Obwohl Noeske und Bromann einen ganz unterschiedlichen Werdegang haben, gemeinsam ist ihnen die Faszination Weltall seit Kindertagen. Kai Noeske wollte den Sternen auch physisch näher kommen, unter 9000 Astronauten-Anwärter schaffte er es unter die letzten zwei Prozent. Jetzt bewegt er sich eben in den Weiten des Weltalls von der Erde aus. Angefangen hat er an der Universitätssternwarte in Göttingen, war Mitarbeiter der Europäische Raumfahrtagentur ESA, wissenschaftlich tätig am Hubble-Weltraumteleskop im Space Telescope Science Institute, Baltimore, danach am Harvard-Smithsonian Center for Astrophysics in Cambridge (USA), dank eines Forschungsstipendium der University of California, Santa Cruz, USA war er involviert in Großprojekten zu Kosmologie und Entstehung der Galaxien.

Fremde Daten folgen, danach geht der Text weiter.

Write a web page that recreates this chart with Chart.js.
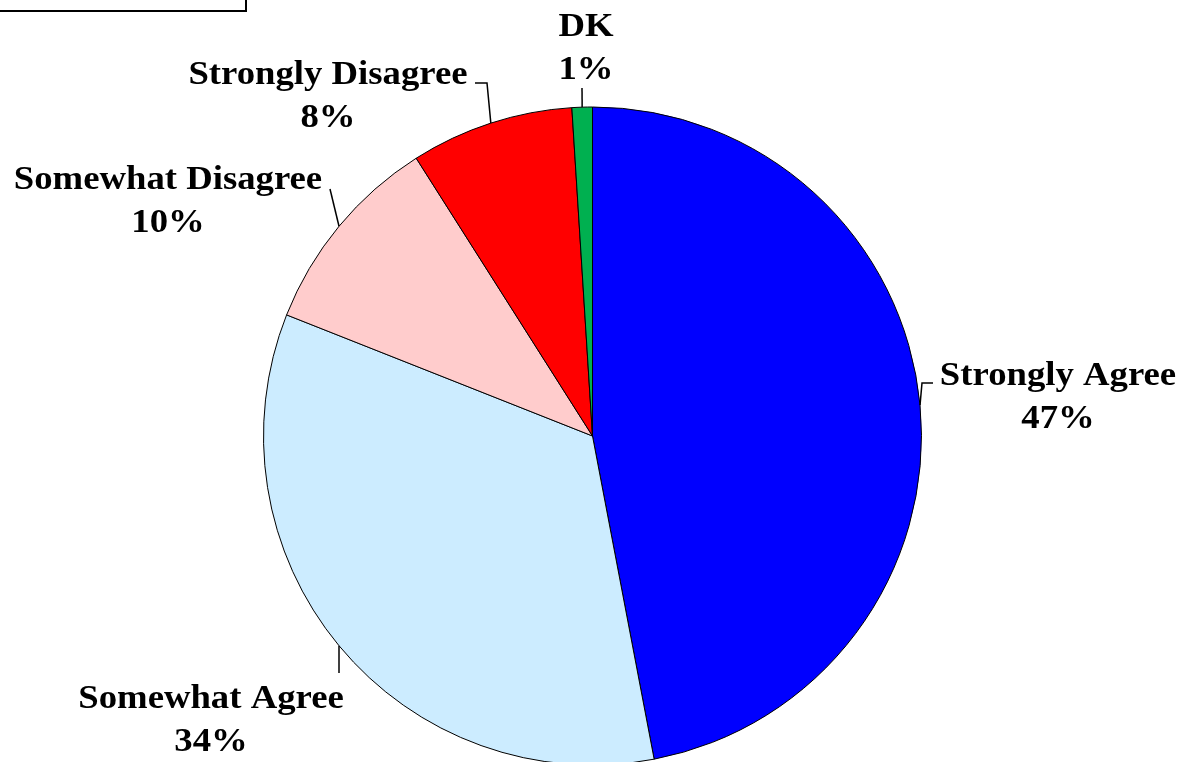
<!DOCTYPE html>
<html>
<head>
<meta charset="utf-8">
<script src="https://cdn.jsdelivr.net/npm/chart.js@4/dist/chart.umd.min.js"></script>
<style>
  html, body { margin: 0; padding: 0; background: #fff; overflow: hidden; }
  #wrap { position: relative; width: 1181px; height: 762px; }
  #box { position: absolute; left: 0; top: 0; width: 245px; height: 10px;
         border-right: 2px solid #000; border-bottom: 2px solid #000; }
  canvas { position: absolute; left: 0; top: 0; }
</style>
</head>
<body>
<div id="wrap">
  <canvas id="c" width="1181" height="762"></canvas>
  <div id="box"></div>
</div>
<script>
const categories = ["Strongly Agree", "Somewhat Agree", "Somewhat Disagree", "Strongly Disagree", "DK"];
const values = [47, 34, 10, 8, 1];
const valueLabels = ["47%", "34%", "10%", "8%", "1%"];
const colors = ["#0000FF", "#CCECFF", "#FFCCCC", "#FF0000", "#00B050"];

// label layout relative to pie centre: text centre/first baseline, elbow, optional horizontal end
const labelLayout = [
  { tx: 465.5, ty: -51,  ex: 329.5,  ey: -53,  hx: 340.5 },
  { tx: -381.5, ty: 272, ex: -253.5, ey: 237,  hx: null },
  { tx: -424.5, ty: -247, ex: -262.5, ey: -247, hx: null },
  { tx: -264.5, ty: -352, ex: -105.5, ey: -353, hx: -117.5 },
  { tx: -6.5,  ty: -400, ex: -10.5,  ey: -348, hx: null }
];

const labelPlugin = {
  id: 'pieLabels',
  afterDatasetsDraw(chart) {
    const ctx = chart.ctx;
    const meta = chart.getDatasetMeta(0);
    ctx.save();
    ctx.strokeStyle = '#000';
    ctx.lineWidth = 1.5;
    ctx.fillStyle = '#000';
    ctx.font = 'bold 34px "Liberation Serif", "Times New Roman", serif';
    ctx.textAlign = 'center';
    ctx.textBaseline = 'alphabetic';
    meta.data.forEach((arc, i) => {
      const cx = arc.x, cy = arc.y;
      const mid = (arc.startAngle + arc.endAngle) / 2;
      const r = arc.outerRadius;
      const px = cx + Math.cos(mid) * r;
      const py = cy + Math.sin(mid) * r;
      const L = labelLayout[i];
      ctx.beginPath();
      ctx.moveTo(px, py);
      ctx.lineTo(cx + L.ex, cy + L.ey);
      if (L.hx !== null) ctx.lineTo(cx + L.hx, cy + L.ey);
      ctx.stroke();
      const lines = [categories[i], valueLabels[i]];
      lines.forEach((t, k) => {
        ctx.save();
        ctx.translate(cx + L.tx, cy + L.ty + k * 43);
        ctx.scale(1.08, 1);
        ctx.fillText(t, 0, 0);
        ctx.restore();
      });
    });
    ctx.restore();
  }
};

new Chart(document.getElementById('c'), {
  type: 'pie',
  data: {
    labels: categories,
    datasets: [{
      data: values,
      backgroundColor: colors,
      borderColor: '#000',
      borderWidth: 1,
      hoverOffset: 0,
      clip: false
    }]
  },
  options: {
    responsive: false,
    animation: false,
    radius: 329,
    layout: { padding: { left: 4, right: 0, top: 110, bottom: 0 } },
    plugins: { legend: { display: false }, tooltip: { enabled: false } }
  },
  plugins: [labelPlugin]
});
</script>
</body>
</html>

Urfragen der Menschheit werden berührt

Grundidee der Experimenta ist „lebenslanges Lernen“. Auch der Lernweg von Kenan Bromann steht dafür. Direkt vom Planetarium Hamburg, für dessen technischen Betrieb er verantwortlich war und wo er die Produktionsabteilung für die Erstellung von populärwissenschaftlichen „Fulldome-Shows“ leitete, kam er schon 2016 nach Heilbronn. Studiert hat er „Multimedia Production“ an der Hochhochschule Kiel. Dabei war er stets zweigleisig unterwegs, als Schüler wie auch Student immer irgendwie tätig in den Planetarien Norddeutschlands. Man bewege sich neben dem interdisziplinären Zusammenspiel der Wissenschaften bis hin zur Musik auch in Sphären, „die an die Urfragen der Menschheit rühren“, sagt Bromann. Auch „Wow-Effekte“ seien zu erwarten, etwa wenn auf der 700 Quadratmeter großen Kuppelscreen Bilder erzeugt würden.

Fakten zum Science Center

Der Science Dome

Über dem Science Dome wölbt sich eine Projektionskuppel mit 21,50 Meter Durchmesser. Die 700 Quadratmeter große Projektionsfläche wird mit 3D-Laser-Kinoprojektoren bespielt. Es gibt eine 80 Quadratmeter große Bühne. Das Auditorium zählt 150 Sitzplätzen und ist um 180 Grad drehbar, die Drehung funktioniert innerhalb von 70 Sekunden. Zur Ausstattung gehören unter anderem ein 3D-Audiosystem, eine Show-Laseranlage, ein Wasservorhang auf der Bühne zur Auf- und Rückprojektion mittels Showlaser und Videoprojektoren, ein Planetariumsprojektor zur detailgetreuen Herstellung des Sternenhimmels in der Kuppel.

Das Planetarium

Planetarium
Unter der fünf Tonnen schweren Kuppel der Sternwarte werden zwei große Teleskope montiert, ein Spiegelteleskop mit 50 Zentimeter Durchmesser und einer Brennweite von 3500 Millimeter – damit können mit Hilfe einer hochempfindlichen Kamera und speziellen Filtern besonders kontrastreiche Fotos von Himmelsobjekten erstellt werden. Das zweite ist ein Linsenteleskop mit 25 Zentimeter Durchmesser und 2200 Millimeter Brennweite und hat eine extrem hohe Farbreinheit. Ein robotisches Sonnenteleskop wurde speziell für die Experimenta entwickelt, es streamt durchgängig Live-Bilder der Sonne ins hauseigene Netzwerk, die auf Displays in dem Gebäude zu sehen sind.